I think it is uncommon everywhere.

We are so focused on resuscitation after resuscitation. Clinging on to whatever little pieces of security, identity, or the past, at all costs. Ironically, I see the absolute unwillingness and inability to let go and let things change coming from people who in other parts of their lives are demanding change from their institutions. I see meetings hemorrhaging people, money, and other resources, while some continue to bail water out the back of the boat. People afraid of a break, split, a big change, or a whole new thing, while in the midst of the old thing slowly fading away.

Not only does this kind of clinging to make it difficult for the community to move forward and find renewal, but it also keeps new voices from gaining leadership. In each of the instances of above, I see an alternative: what it looks like to allow for trial, experimentation, and leadership to form and be reformed over time.

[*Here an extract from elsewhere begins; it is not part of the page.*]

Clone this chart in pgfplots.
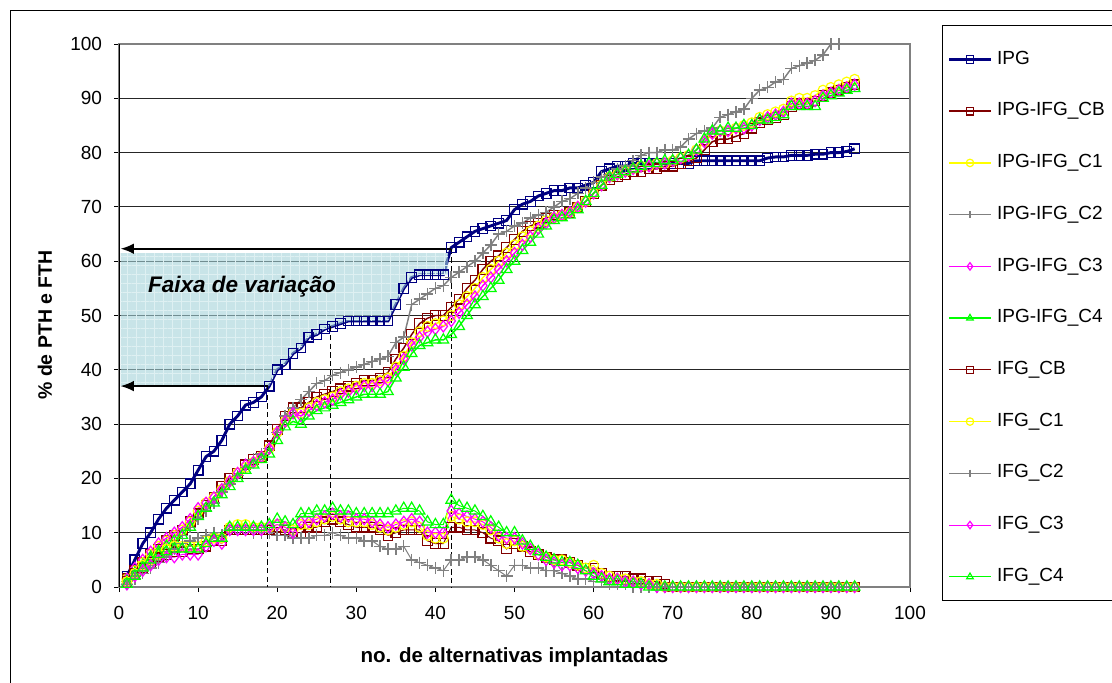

“It’s better to burn out than to fade away.”

-Neil Young

After hearing these three stories, I’ve been thinking a lot about how Friends can build this discernment of endings better into what we do? I have been thinking about it in my own life as well. Is it time to lay a project, a commitment, even a story I say about myself or others down? What makes it so hard to lay something down and to let it go? Where am I unaware of something that needs to be laid down? Where am I unwilling to enter into this kind of discernment? And what might come from a new level of grace with this thing? What do we keep from happening when we refuse to let go? What kind of help and support might I need to finally discern an ending?

Footnote:

* Another example is Fuller Theological Seminary selling its Pasadena Campus and moving to Pomona, CA. I may be in a minority on this, but when I heard the news I was completely energized by the act of imagination and courage it takes to sell one’s campus and move to a different city. This kind of imagination, courage, and ability to take risk is almost completely unheard of in our educational institutions.